● **Short problem**
Write out the entries below exactly, starting at the first line and stopping after the line that contains "(tmega) at (27,449)"; skip all pictures.
# start of Provided material
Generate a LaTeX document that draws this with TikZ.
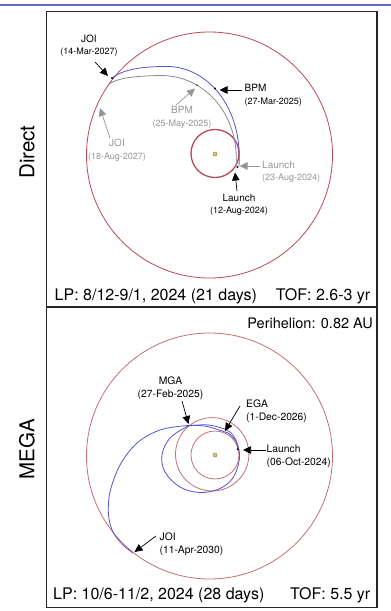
\documentclass[tikz,border=0pt]{standalone}
\usepackage{fontspec}
\setmainfont{TeX Gyre Heros}
\usetikzlibrary{arrows.meta}

\definecolor{orbitred}{RGB}{182,74,86}
\definecolor{trajblue}{RGB}{84,84,204}
\definecolor{trajgray}{RGB}{138,138,138}
\definecolor{labelgray}{RGB}{150,150,150}
\definecolor{ruleblue}{RGB}{92,104,196}

\newcommand\datesize{\fontsize{9}{12.5}\selectfont}

\tikzset{
  orbit/.style={draw=orbitred, line width=0.8pt},
  traj/.style={line width=0.8pt},
  evtarrow/.style={-{Triangle[length=8pt,width=7.5pt]}, line width=0.7pt},
  evtlabel/.style={inner sep=0pt, align=center, font=\fontsize{10}{12.5}\selectfont},
  megalabel/.style={inner sep=0pt, align=left, font=\fontsize{10.3}{12.7}\selectfont},
  bigtext/.style={inner sep=0pt, font=\fontsize{16}{19}\selectfont},
  sidetitle/.style={inner sep=0pt, rotate=90, font=\fontsize{20.5}{24}\selectfont},
  sundot/.style={fill=yellow!55!olive!70, draw=gray, line width=0.5pt},
}

\begin{document}
\begin{tikzpicture}[x=1pt, y=-1pt]
	\useasboundingbox (0,0) rectangle (391,611);
	% Rule and frame
	\draw[ruleblue, line width=2pt] (0,4.5) -- (391,4.5);
	\draw[black!85, line width=1.2pt] (46.7,11.5) rectangle (377,607.5);
	\draw[black!85, line width=1.2pt] (46.7,307) -- (377,307);
	\node[sidetitle] (tdirect) at (27,152) {Direct};
	\node[sidetitle] (tmega) at (27,449) {MEGA};

	% ---- Direct ----
	\draw[orbit] (209.5,155) circle (123pt);
	\draw[orbit, line width=1.3pt] (215,153.5) circle (24pt);
	\filldraw[sundot] (215,154) circle (2pt);
	% Gray trajectory
	\draw[trajgray, traj] (236,167) .. controls (240,115) and (205,75) .. (160,75.5)
		.. controls (135,76) and (118,78) .. (110,83.5);
	% Blue trajectory
	\draw[trajblue, traj] (239,166) .. controls (243,105) and (205,65) .. (165,66.5)
		.. controls (140,66.5) and (122,70) .. (112,78);
	\fill (112,78) circle (1.1pt);
	\fill (215,88.5) circle (1.1pt);
	\fill[trajgray!70!black] (197,85.2) circle (1.1pt);
	\fill (237.5,167) circle (1.1pt);
	% Black events
	\node[evtlabel] (joiA) at (89,45.5) {JOI\\{\datesize(14-Mar-2027)}};
	\coordinate (joiAtail) at (95,62);
	\coordinate (joiAtip) at (108,76);
	\draw[evtarrow] (joiAtail) -- (joiAtip);
	\node[evtlabel, anchor=west, align=left] (bpmA) at (244.5,95.5) {BPM\\{\datesize(27-Mar-2025)}};
	\coordinate (bpmAtail) at (242,90);
	\coordinate (bpmAtip) at (219.5,90);
	\draw[evtarrow] (bpmAtail) -- (bpmAtip);
	\node[evtlabel] (launchA) at (239,205) {Launch\\{\datesize(12-Aug-2024)}};
	\coordinate (launchAtail) at (237,191);
	\coordinate (launchAtip) at (235,172.5);
	\draw[evtarrow] (launchAtail) -- (launchAtip);
	% Gray events
	\node[evtlabel, text=labelgray] (bpmB) at (182,117.5) {BPM\\{\datesize(25-May-2025)}};
	\coordinate (bpmBtail) at (176,105);
	\coordinate (bpmBtip) at (195,88.5);
	\draw[evtarrow, labelgray] (bpmBtail) -- (bpmBtip);
	\node[evtlabel, text=labelgray] (joiB) at (117,150) {JOI\\{\datesize(18-Aug-2027)}};
	\coordinate (joiBtail) at (110,138);
	\coordinate (joiBtip) at (100,108);
	\draw[evtarrow, labelgray] (joiBtail) -- (joiBtip);
	\node[evtlabel, text=labelgray, anchor=west, align=left] (launchB) at (262,172) {Launch\\{\datesize(23-Aug-2024)}};
	\coordinate (launchBtail) at (260,166);
	\coordinate (launchBtip) at (239.5,166);
	\draw[evtarrow, labelgray] (launchBtail) -- (launchBtip);
	\node[bigtext, anchor=west] (lpA) at (54.5,296) {LP: 8/12-9/1, 2024 (21 days)};
	\node[bigtext, anchor=east] (tofA) at (370.5,296) {TOF: 2.6-3 yr};

	% ---- MEGA ----
	\node[inner sep=0pt, anchor=east, font=\fontsize{14.5}{17}\selectfont] (peri) at (373,323) {Perihelion: 0.82 AU};
	\draw[orbit, draw=orbitred!80] (209.5,456) circle (123pt);
	\draw[orbit, draw=orbitred!80] (212.2,454.3) circle (36.7pt);
	\draw[orbit, draw=orbitred!80] (215,455) circle (24pt);
	\filldraw[sundot] (215,455) circle (2pt);
	% Earth to Mars
	\draw[trajblue, traj] plot[smooth, tension=0.6] coordinates {
		(237.7,449.3) (236,440) (230,432) (220,427.5) (206,424.8) (188,426)};
	% Mars to Earth loop
	\draw[trajblue, traj] plot[smooth, tension=0.6] coordinates {
		(188,426) (170,438) (162,455) (165,472) (180,487) (200,492.5)
		(220,488.5) (233.5,477) (239.5,458) (236.5,442) (228,433)};
	% Earth to Jupiter
	\draw[trajblue, traj] plot[smooth, tension=0.55] coordinates {
		(228,433) (207,426.5) (188,425.5) (160,430) (137,443) (120,465)
		(110,492) (108.5,515) (113,532) (123,545) (133,553)};
	\fill (237.7,449.3) circle (1.1pt);
	\node[megalabel, align=center] (mga) at (170.5,388) {MGA\\(27-Feb-2025)};
	\coordinate (mgatail) at (182,401);
	\coordinate (mgatip) at (188.5,424);
	\draw[evtarrow] (mgatail) -- (mgatip);
	\node[megalabel, anchor=west] (ega) at (246,411) {EGA\\(1-Dec-2026)};
	\coordinate (egatail) at (240,406);
	\coordinate (egatip) at (225,431);
	\draw[evtarrow] (egatail) -- (egatip);
	\node[megalabel, anchor=west] (launchM) at (266.5,456) {Launch\\(06-Oct-2024)};
	\coordinate (launchMtail) at (266,450);
	\coordinate (launchMtip) at (243,450);
	\draw[evtarrow] (launchMtail) -- (launchMtip);
	\node[megalabel, anchor=west] (joiM) at (159.5,544.5) {JOI\\(11-Apr-2030)};
	\coordinate (joiMtail) at (156,536);
	\coordinate (joiMtip) at (134.5,552);
	\draw[evtarrow] (joiMtail) -- (joiMtip);
	\node[bigtext, anchor=west] (lpM) at (53,595) {LP: 10/6-11/2, 2024 (28 days)};
	\node[bigtext, anchor=east] (tofM) at (370.5,595) {TOF: 5.5 yr};
\end{tikzpicture}
\end{document}
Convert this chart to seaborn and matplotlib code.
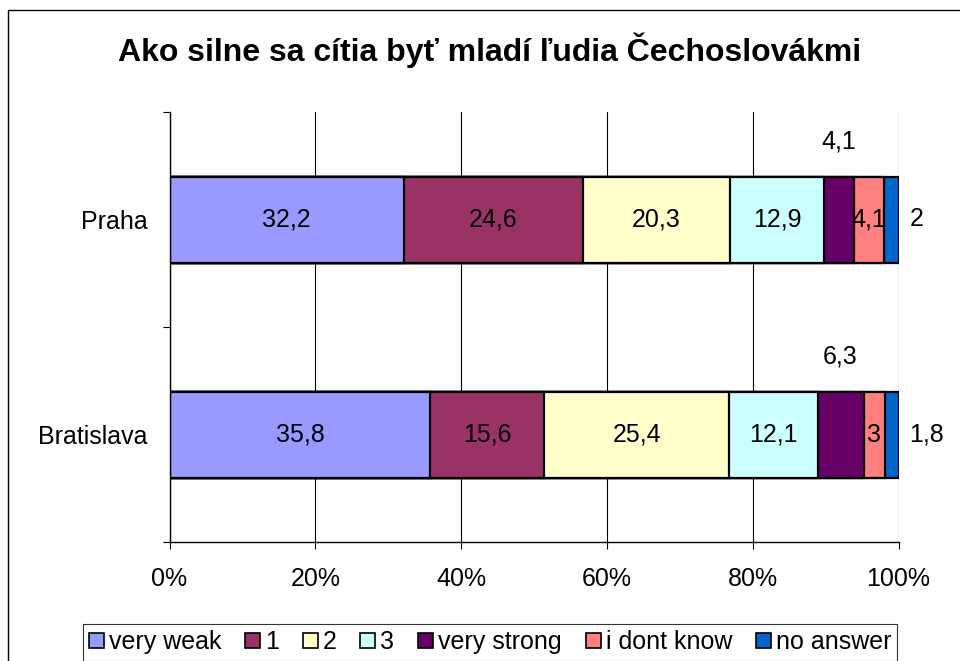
# end of Provided material
● **The output**
Generate a LaTeX document that draws this with TikZ.
\documentclass[tikz,border=0pt]{standalone}
\usepackage{fontspec}
\setmainfont{TeX Gyre Heros}
\usetikzlibrary{arrows.meta}

\definecolor{orbitred}{RGB}{182,74,86}
\definecolor{trajblue}{RGB}{84,84,204}
\definecolor{trajgray}{RGB}{138,138,138}
\definecolor{labelgray}{RGB}{150,150,150}
\definecolor{ruleblue}{RGB}{92,104,196}

\newcommand\datesize{\fontsize{9}{12.5}\selectfont}

\tikzset{
  orbit/.style={draw=orbitred, line width=0.8pt},
  traj/.style={line width=0.8pt},
  evtarrow/.style={-{Triangle[length=8pt,width=7.5pt]}, line width=0.7pt},
  evtlabel/.style={inner sep=0pt, align=center, font=\fontsize{10}{12.5}\selectfont},
  megalabel/.style={inner sep=0pt, align=left, font=\fontsize{10.3}{12.7}\selectfont},
  bigtext/.style={inner sep=0pt, font=\fontsize{16}{19}\selectfont},
  sidetitle/.style={inner sep=0pt, rotate=90, font=\fontsize{20.5}{24}\selectfont},
  sundot/.style={fill=yellow!55!olive!70, draw=gray, line width=0.5pt},
}

\begin{document}
\begin{tikzpicture}[x=1pt, y=-1pt]
	\useasboundingbox (0,0) rectangle (391,611);
	% Rule and frame
	\draw[ruleblue, line width=2pt] (0,4.5) -- (391,4.5);
	\draw[black!85, line width=1.2pt] (46.7,11.5) rectangle (377,607.5);
	\draw[black!85, line width=1.2pt] (46.7,307) -- (377,307);
	\node[sidetitle] (tdirect) at (27,152) {Direct};
	\node[sidetitle] (tmega) at (27,449) {MEGA};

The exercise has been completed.